I’m currently pretending it is winter and that I don’t live in an arid and hot part of the U.S. I bought this yarn a few weeks ago. It’s “vintage” which means it came from a thrift store. In my defense, when I see 15 skeins of ecru bulky wool for $15, I feel like I need to get my knitting needles clacking and knit something fabulous.
So I made a muse n. (click for link to free pattern!) shrug by Isabell Kraemer and gifted it to my dear daughter. This looks like a manta ray, but it’s pretty cute when on, and certainly it’s going to be a warm sweater!
Here I present the end of an era. It’s the end because I started this leftover sock yarn blanket in the fall of 2008. After almost 9 years, a lot of changes have happened. It’s inevitable. The kids grew up, we moved almost across the country, went from a house to a condo, and now we own e-bikes, for crying out loud! Change happens! It is time to knit other things. Or, finish other things, because of the way my year went, with teaching almost a full schedule at school, and then throwing teaching 3 graduate classes for SLC teachers on top of that! I have about 5 projects that are mostly finished, but need a little more attention.
Back to this blanket-afghan-throw thingie. I wasn’t sure how big I was going to make it; I was just enjoying the process. But 8.5 years later, I’ve decided to finish. And by finish, I mean, squaring it off, not adding any height or width to it, and most importantly, edging it in i-cord! The edging, you see, is like a stopper; it prevents me from adding more rows. Smart, huh? Done.

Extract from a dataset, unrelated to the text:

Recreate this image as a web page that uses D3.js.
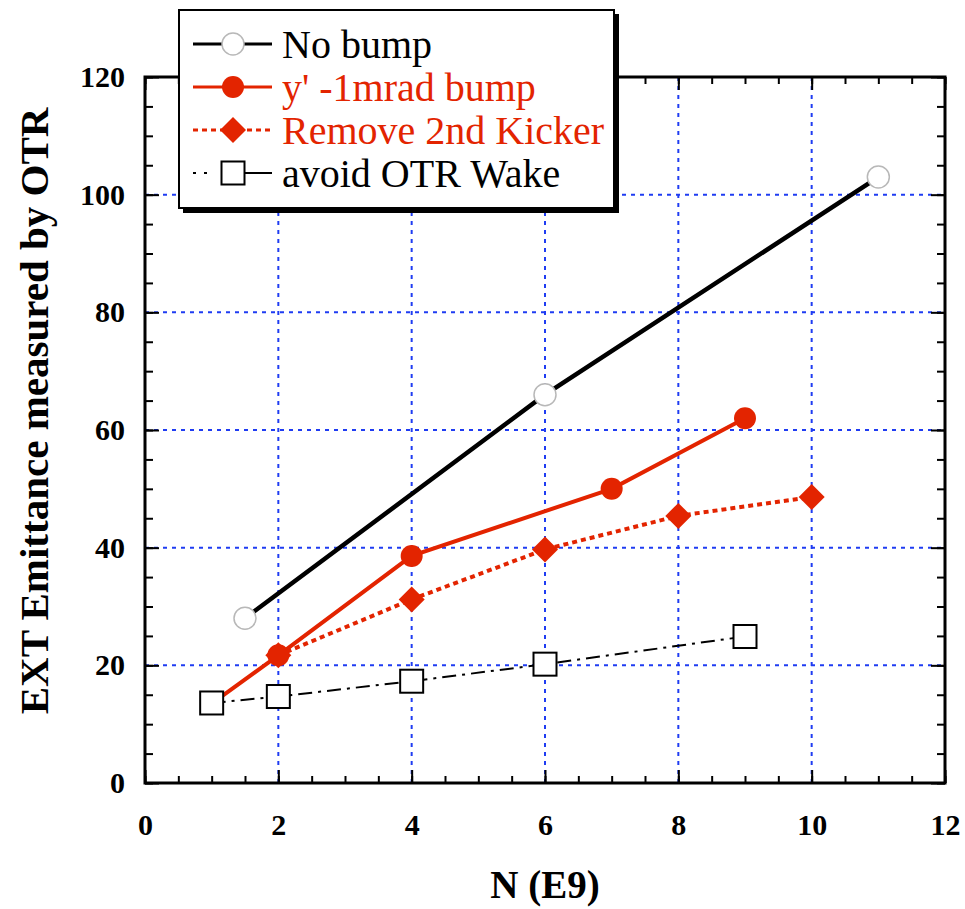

But at the end of this crazy-sock- leftovers-turned-into-a-blanket era, I have a crazy urge to come up with something else “scrappy” because I’ve still got a small tub of sock-yarn leftovers. Maybe in a year I will have a new pattern to show.
I briefly entertained the idea of putting this on Etsy for a ridiculous sum of money. I was thinking something over $2500, just to see if anyone would “bite.” But that’s cheap. Way too cheap. I calculated my labor at $10/hr (hey, I’m a skilled knitter!), 30 minutes per block which takes into account tucking in loose ends and knitting the i-cord edging. So, with 380 blocks @ 30 minutes per block, that’s 190 hours. Multiply that by the $10 per hour, and the labor cost on this blanket is around $1900. That doesn’t include the yarn. And it takes a lot of sock knitting to accumulate a great variety of yarn. (That was my excuse, anyway). So, the next time someone knits something for you, they don’t do it to save money or time. They do it because they LOVE you!
For now I’ll just sit on my balcony on cool mornings and enjoy the warmth of this throw.